E se allora non ci inganniamo, dobbiamo pensare che nelle prossime settimane l’arcivescovo tornerà sul tema della “speranza”, attorno al quale ha imbastito il suo messaggio alla città.

La speranza, insieme alla fede e alla carità, è una virtù che caratterizza la vita cristiana, germina dalla fiducia incondizionata verso i doni dello Spirito.

L’uomo d’oggi spesso confonde la speranza con il desiderio: spera nella vincita al totocalcio o nella buona riuscita di un compito difficile.

La speranza cristiana è certezza, demarca un futuro che è già presente; determina ed orienta l’iniziativa della persona; anzi, si realizza nell’incontro delle opere dell’uomo con l’iniziativa del Signore.

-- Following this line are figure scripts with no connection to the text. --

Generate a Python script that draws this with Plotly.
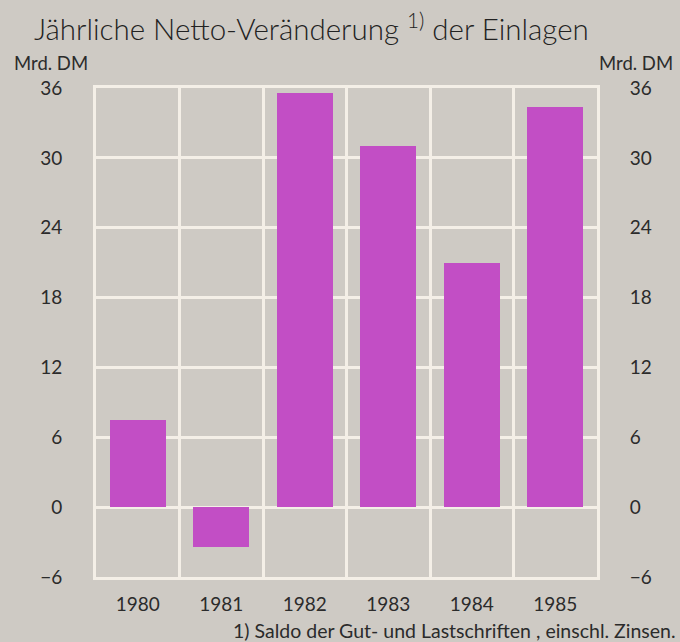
import plotly.graph_objects as go

years = ["1980", "1981", "1982", "1983", "1984", "1985"]
values = [7.5, -3.4, 35.6, 31.0, 21.0, 34.4]
y_ticks = [-6, 0, 6, 12, 18, 24, 30, 36]

BG = "#cecac4"
GRID = "#f4efe7"
BAR = "#c24ec5"
TXT = "#2b2b2b"
FONT = "Lato"

x_pos = list(range(len(years)))

fig = go.Figure()
fig.add_trace(go.Bar(x=x_pos, y=values, width=0.67, marker=dict(color=BAR, line=dict(width=0)),
                     showlegend=False))
# invisible trace to activate right axis
fig.add_trace(go.Scatter(x=[x_pos[0]], y=[values[0]], yaxis="y2", mode="markers",
                         marker=dict(opacity=0), showlegend=False, hoverinfo="skip"))

fig.update_layout(
    width=680, height=642,
    paper_bgcolor=BG, plot_bgcolor=BG,
    margin=dict(l=96, r=83, t=88, b=65),
    font=dict(family=FONT, color=TXT, size=18),
    xaxis=dict(range=[-0.5, 5.5], tickmode="array", tickvals=x_pos, ticktext=years,
               showgrid=False, zeroline=False, showline=True, mirror=True,
               linecolor=GRID, linewidth=3,
               ticks="outside", ticklen=8, tickcolor="rgba(0,0,0,0)",
               minor=dict(tick0=0.5, dtick=1, showgrid=True, gridcolor=GRID, gridwidth=3),
               tickfont=dict(size=19)),
    yaxis=dict(range=[-6, 36], tickmode="array", tickvals=y_ticks,
               showgrid=True, gridcolor=GRID, gridwidth=3, zeroline=False,
               showline=True, mirror=True, linecolor=GRID, linewidth=3,
               ticks="outside", ticklen=27, tickcolor="rgba(0,0,0,0)",
               tickfont=dict(size=19)),
    yaxis2=dict(range=[-6, 36], tickmode="array", tickvals=y_ticks, overlaying="y", side="right",
                showgrid=False, zeroline=False,
                ticks="outside", ticklen=28, tickcolor="rgba(0,0,0,0)",
                tickfont=dict(size=19)),
    bargap=0,
)

fig.add_annotation(text="Jährliche Netto-Veränderung <sup>1)</sup> der Einlagen",
                   xref="paper", yref="paper", x=-0.128, y=1.0, yshift=82,
                   xanchor="left", yanchor="top", showarrow=False,
                   font=dict(size=29.5, family=FONT, weight=300, color="#222222"))
fig.add_annotation(text="Mrd. DM", xref="paper", yref="paper", x=-0.168, y=1.0, yshift=38,
                   xanchor="left", yanchor="top", showarrow=False, font=dict(size=18.5))
fig.add_annotation(text="Mrd. DM", xref="paper", yref="paper", x=1.0, y=1.0, yshift=38,
                   xanchor="left", yanchor="top", showarrow=False, font=dict(size=18.5))
fig.add_annotation(text="1) Saldo der Gut- und Lastschriften , einschl. Zinsen.",
                   xref="paper", yref="paper", x=1.162, y=0, yshift=-40,
                   xanchor="right", yanchor="top", showarrow=False, font=dict(size=19.5))

fig.write_html("out.html", config={"displayModeBar": False},
               post_script="document.body.style.margin='0';")
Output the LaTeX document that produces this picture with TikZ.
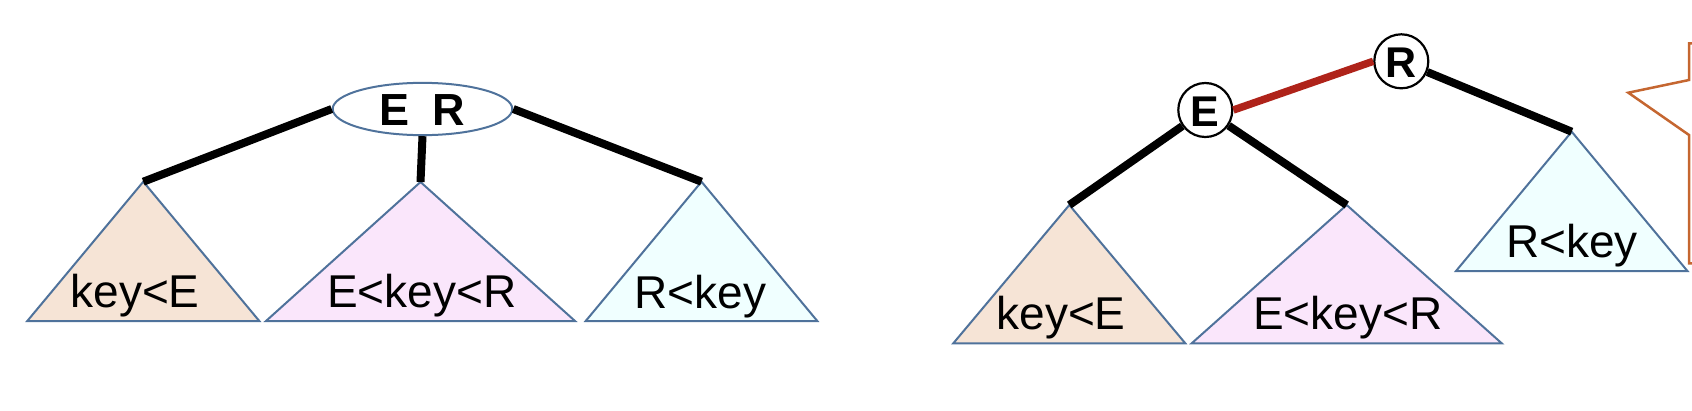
\documentclass[tikz,border=0pt]{standalone}
\usepackage{fontspec}
\setmainfont{Liberation Sans}
\usetikzlibrary{shapes.geometric}
\definecolor{triline}{RGB}{79,114,155}
\definecolor{peach}{RGB}{246,228,214}
\definecolor{lav}{RGB}{250,230,251}
\definecolor{cyanl}{RGB}{240,255,255}
\definecolor{redl}{RGB}{175,35,26}
\definecolor{orangel}{RGB}{197,102,48}
\begin{document}
\begin{tikzpicture}[x=1pt,y=-1pt,
  tri/.style={draw=triline, line width=2pt, line join=miter},
  lbl/.style={inner sep=0pt, anchor=base, font=\fontsize{46}{50}\selectfont},
  link/.style={line width=8pt, draw=black},
  keynode/.style={circle, draw=black, line width=2.2pt, fill=white, minimum size=54pt, inner sep=0pt,
    font=\fontsize{43}{48}\selectfont\bfseries, text height=32pt, text depth=0pt},
  multinode/.style={ellipse, draw=triline, line width=2pt, fill=white, minimum width=179.6pt,
    minimum height=52.3pt, inner sep=0pt, font=\fontsize{45}{50}\selectfont\bfseries,
    text height=32pt, text depth=0pt},
  callout/.style={draw=orangel, line width=2.5pt, line join=miter}
]
\useasboundingbox (0,0) rectangle (1692,410);

% apex coordinates
\coordinate (t1) at (143.3,181.7);
\coordinate (t2) at (420.5,182);
\coordinate (t3) at (701.5,181.7);
\coordinate (t4) at (1069.3,205);
\coordinate (t5) at (1346.7,205);
\coordinate (t6) at (1571.7,131.7);

% subtrees
\filldraw[tri, fill=peach] (t1) -- ++(-116,139.3) -- ++(232,0) -- cycle;
\filldraw[tri, fill=lav]   (t2) -- ++(-154.5,139) -- ++(309,0) -- cycle;
\filldraw[tri, fill=cyanl] (t3) -- ++(-115.8,139.3) -- ++(231.6,0) -- cycle;
\filldraw[tri, fill=peach] (t4) -- ++(-116,138.3) -- ++(232,0) -- cycle;
\filldraw[tri, fill=lav]   (t5) -- ++(-155,138.3) -- ++(310,0) -- cycle;
\filldraw[tri, fill=cyanl] (t6) -- ++(-115.7,139.3) -- ++(231.4,0) -- cycle;

% labels
\node[lbl] (l1) at (135,307) {key<E};
\node[lbl] (l2) at (421.7,307.5) {E<key<R};
\node[lbl] (l3) at (700.5,308) {R<key};
\node[lbl] (l4) at (1061,329) {key<E};
\node[lbl] (l5) at (1347.7,329) {E<key<R};
\node[lbl] (l6) at (1572,257.5) {R<key};

% nodes
\node[multinode] (ER) at (422.5,109) {E\hspace{0.52em}R};
\node[keynode] (E) at (1205.3,110) {E};
\node[keynode] (R) at (1401.3,61.3) {R};

% links
\draw[link] (ER.west) -- (t1);
\draw[link] (ER.south) -- (t2);
\draw[link] (ER.east) -- (t3);
\draw[link] (E) -- (t4);
\draw[link] (E) -- (t5);
\draw[link] (R) -- (t6);
\draw[link, line width=7.5pt, draw=redl] (E.east) -- (R.west);

% callout edge
\draw[callout] (1693,43.3) -- (1689,43.3) -- (1689,80) -- (1628.3,92.7) -- (1689,135)
  -- (1689,263.3) -- (1693,263.3);
\end{tikzpicture}
\end{document}
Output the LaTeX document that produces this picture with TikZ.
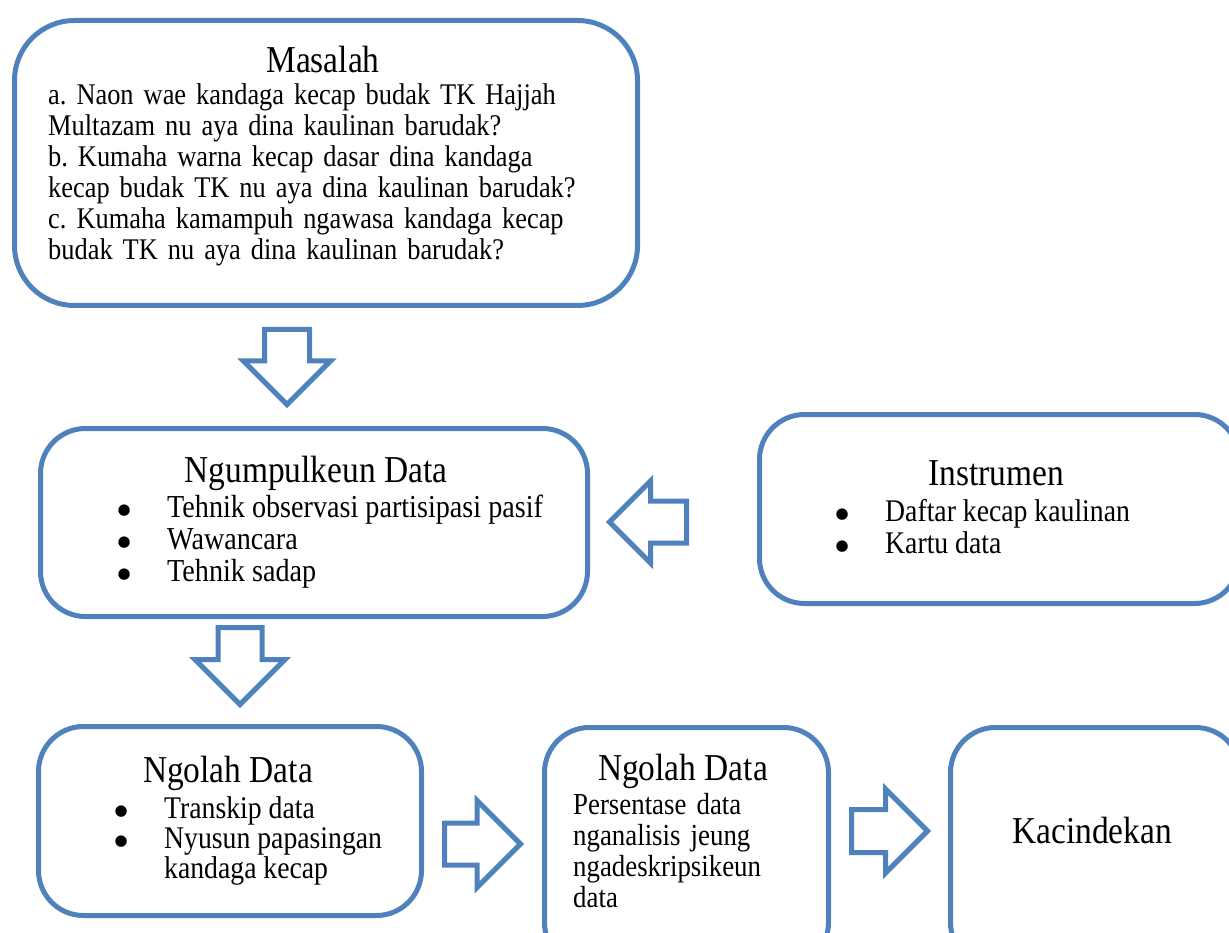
\documentclass[tikz,border=0pt]{standalone}
\usepackage{fontspec}
\setmainfont{Liberation Serif}[FakeStretch=0.88]
\newfontfamily\dotfont{DejaVu Sans}
\usetikzlibrary{shapes.arrows}
\definecolor{boxblue}{RGB}{79,129,189}

\tikzset{
	box/.style={draw=boxblue,line width=5pt,rounded corners=45pt,anchor=north west,inner sep=0pt},
	blk/.style={single arrow,draw=boxblue,line width=5pt,fill=white,inner xsep=0pt,anchor=tail,minimum width=0pt},
	ttl/.style={anchor=base,inner sep=0pt,font=\fontsize{38}{42}\selectfont},
	txt/.style={anchor=base west,inner sep=0pt,align=left}
}
\newcommand{\bul}{\makebox[0pt][c]{\raisebox{3pt}{\dotfont\fontsize{15}{15}\selectfont ●}}}
\newcommand{\blist}[1]{\begin{tabular}[t]{@{}p{43pt}@{}l@{}}#1\end{tabular}}

\begin{document}
\frenchspacing
\begin{tikzpicture}[x=1pt,y=-1pt]
	\useasboundingbox (0,0) rectangle (1229,933);

	\node[box,rounded corners=60pt,minimum width=623pt,minimum height=285pt] (masalah) at (12,18) {};
	\node[box,minimum width=547pt,minimum height=188pt] (ngumpul) at (38,426) {};
	\node[box,minimum width=480pt,minimum height=189pt] (instrumen) at (757,412) {};
	\node[box,minimum width=383pt,minimum height=189pt] (ngolah) at (36,724) {};
	\node[box,minimum width=284pt,minimum height=240pt] (analisis) at (542,725) {};
	\node[box,minimum width=290pt,minimum height=240pt] (kacindekan) at (948,725) {};

	\node[ttl] (masalahT) at (323,73) {Masalah};
	\node[txt,text width=570pt,font=\fontsize{30}{31}\selectfont] (masalahQ) at (48,105)
		{a. Naon wae kandaga kecap budak TK Hajjah\\
		Multazam nu aya dina kaulinan barudak?\\
		b. Kumaha warna kecap dasar dina kandaga\\
		kecap budak TK nu aya dina kaulinan barudak?\\
		c. Kumaha kamampuh ngawasa kandaga kecap\\
		budak TK nu aya dina kaulinan barudak?};

	\node[ttl] (ngumpulT) at (316,482) {Ngumpulkeun Data};
	\node[txt,font=\fontsize{32}{32}\selectfont] (ngumpulL) at (124,517)
		{\blist{\bul & Tehnik observasi partisipasi pasif\\
		\bul & Wawancara\\
		\bul & Tehnik sadap}};

	\node[ttl] (instrumenT) at (996,485) {Instrumen};
	\node[txt,font=\fontsize{31.5}{32}\selectfont] (instrumenL) at (842,521)
		{\blist{\bul & Daftar kecap kaulinan\\
		\bul & Kartu data}};

	\node[ttl] (ngolahT) at (228,782) {Ngolah Data};
	\node[txt,font=\fontsize{31.5}{30}\selectfont] (ngolahL) at (121,818)
		{\blist{\bul & Transkip data\\
		\bul & Nyusun papasingan\\
		& kandaga kecap}};

	\node[ttl] (analisisT) at (683,780) {Ngolah Data};
	\node[txt,text width=240pt,font=\fontsize{30.5}{31}\selectfont] (analisisL) at (573,814)
		{Persentase data\\
		nganalisis jeung\\
		ngadeskripsikeun\\
		data};

	\node[ttl] (kacindekanT) at (1092,843) {Kacindekan};

	% panah
	\node[blk,rotate=-90,minimum height=75pt,inner ysep=20pt,single arrow head extend=21pt] (p1) at (287,327) {};
	\node[blk,rotate=180,minimum height=77pt,inner ysep=18.5pt,single arrow head extend=20pt] (p2) at (689,522) {};
	\node[blk,rotate=-90,minimum height=77pt,inner ysep=19.5pt,single arrow head extend=23pt] (p3) at (240,625) {};
	\node[blk,minimum height=76pt,inner ysep=18.5pt,single arrow head extend=22.5pt] (p4) at (442,844) {};
	\node[blk,minimum height=76pt,inner ysep=19pt,single arrow head extend=20.5pt] (p5) at (849,831) {};
\end{tikzpicture}
\end{document}
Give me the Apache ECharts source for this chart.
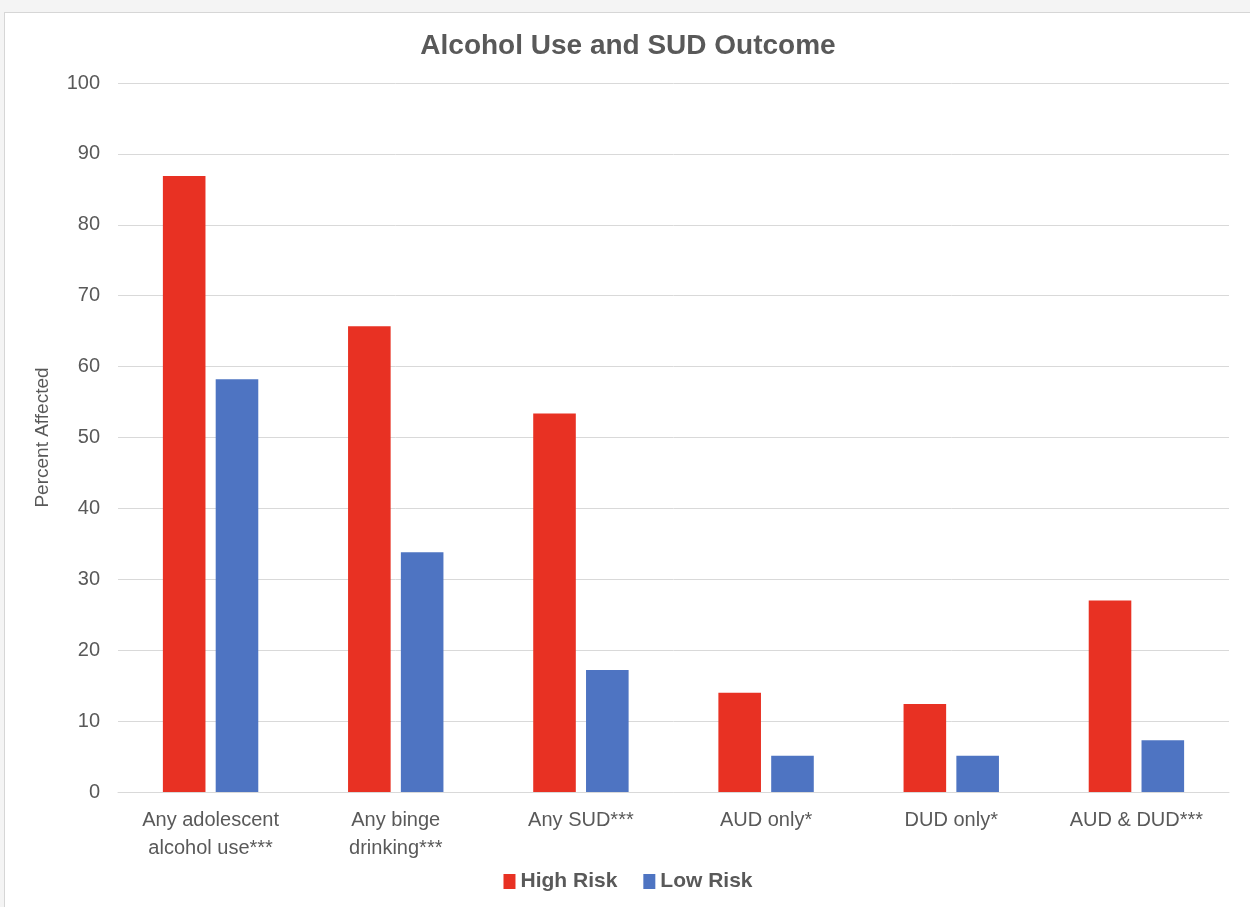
<!DOCTYPE html>
<html>
<head>
<meta charset="utf-8">
<script src="https://cdn.jsdelivr.net/npm/echarts@6/dist/echarts.min.js"></script>
<style>
  html, body { margin: 0; padding: 0; background: #f4f4f4; }
  #main {
    position: absolute; left: 4px; top: 12px; width: 1246px; height: 895px;
    background: #fff; border-left: 1px solid #d6d6d6; border-top: 1px solid #d6d6d6;
  }
</style>
</head>
<body>
<div id="main"></div>
<script>
// data
var categories = ['Any adolescent\nalcohol use***', 'Any binge\ndrinking***', 'Any SUD***', 'AUD only*', 'DUD only*', 'AUD & DUD***'];
var highRisk = [86.9, 65.7, 53.4, 14.0, 12.4, 27.0];
var lowRisk = [58.2, 33.8, 17.2, 5.1, 5.1, 7.3];

var chart = echarts.init(document.getElementById('main'));

var font = 'Liberation Sans, Arial, sans-serif';
var option = {
  textStyle: { fontFamily: font },
  title: {
    text: 'Alcohol Use and SUD Outcome',
    left: 'center',
    top: 14,
    textStyle: { fontSize: 28, fontWeight: 'bold', color: '#595959', fontFamily: font }
  },
  legend: {
    bottom: 11,
    left: 'center',
    itemWidth: 12,
    itemHeight: 15,
    itemGap: 26,
    icon: 'rect',
    textStyle: { fontSize: 21, fontWeight: 'bold', color: '#595959', fontFamily: font },
    data: ['High Risk', 'Low Risk']
  },
  grid: { left: 113, right: 22, top: 70, bottom: 116 },
  xAxis: {
    type: 'category',
    data: categories,
    axisTick: { show: false },
    axisLine: { lineStyle: { color: '#d9d9d9', width: 1 } },
    axisLabel: { fontSize: 20, color: '#595959', margin: 14, lineHeight: 28, fontFamily: font, interval: 0 }
  },
  yAxis: {
    type: 'value',
    min: 0,
    max: 100,
    interval: 10,
    name: 'Percent Affected',
    nameLocation: 'middle',
    nameGap: 66,
    nameTextStyle: { fontSize: 19, color: '#595959', fontFamily: font },
    axisLine: { show: false },
    axisTick: { show: false },
    axisLabel: { fontSize: 20, color: '#595959', margin: 18, fontFamily: font },
    splitLine: { lineStyle: { color: '#d9d9d9', width: 1 } }
  },
  series: [
    {
      name: 'High Risk',
      type: 'bar',
      data: highRisk,
      barWidth: '23%',
      barGap: '24%',
      itemStyle: { color: '#e83123' }
    },
    {
      name: 'Low Risk',
      type: 'bar',
      data: lowRisk,
      barWidth: '23%',
      itemStyle: { color: '#4e74c2' }
    }
  ]
};
chart.setOption(option);
</script>
</body>
</html>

Proprio per questo non è un sentimento, ma un comportamento. Muove le montagne, affronta i problemi, scuote i cuori.

Nel suo breve discorso, mons. Seccia ci ha mostrato uno sterminato campo d’azione.

“Noi, stasera – dice l’Arcivescovo alla città di Lecce - davanti ai simulacri dei nostri Santi Patroni, ci impegniamo a trasformarti in una città migliore, in una comunità unita e forte. A riscoprire il valore della legalità, non solo rispettando le regole, ma soprattutto diventando, nel nostro piccolo “primi cittadini”, cioè appassionati responsabili del nostro condominio, della via in cui abitiamo, del nostro quartiere. Lecce mia, noi ci impegniamo ad amarti di più, vincendo la tentazione dell’indifferenza ed orientando ogni nostra fatica verso il bene comune. Siamo pronti ad aprire la porta di casa e del cuore a chi è in credito con la vita e con la fiducia”.

Un mirabile saggio di vera, autentica, speranza per la città del 21° secolo. Chi spera davvero, cinge il grembiule ai fianchi e si mette all’opera.

Con l’aiuto dello Spirito, grandi cose si possono realizzare, a vantaggio del bene comune e della salute dell’anima.